We find nothing in defendant's testimony to the effect that defendant was in any room when Wilson was shot. On the contrary, defendant's positive testimony is that he was on the porch, near the top of the porch steps, when he fired the fatal shot. Nor do we find that defendant testified that "in his opinion he was standing in the light and * * * Wayne Wilson was in the dark except the light that shown [sic] through the shade on the window" when the shot was fired.
The State, by said further cross-examination of defendant, was undertaking to elicit testimony that might lend support to the theory that defendant shot deceased "from that living room window there as he came walking to his automobile." Defendant denied categorically that he shot Wilson under such circumstances.
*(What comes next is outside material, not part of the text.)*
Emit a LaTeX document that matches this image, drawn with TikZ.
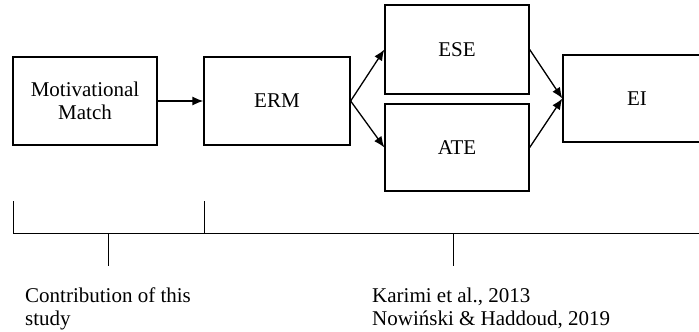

It is patent that the testimony of defendant on cross-examination and on further cross-examination was elicited by the State solely for the purpose of impeaching defendant and of discrediting the testimony defendant had given on direct examination, not to elicit testimony relevant *175 to defendant's defense. The testimony so elicited by the State was neither offered by defendant nor did defendant base any contention thereon. The statement that this testimony was offered by defendant, with the implication that defendant relied thereon, was erroneous; and we are of opinion, and so hold, that this erroneous statement, in the circumstances here disclosed, tended to confuse defendant's position and contentions to such extent as to entitle defendant to a new trial.
For the error indicated, a new trial is awarded. Hence, discussion of defendant's other assignments of error is unneccessary.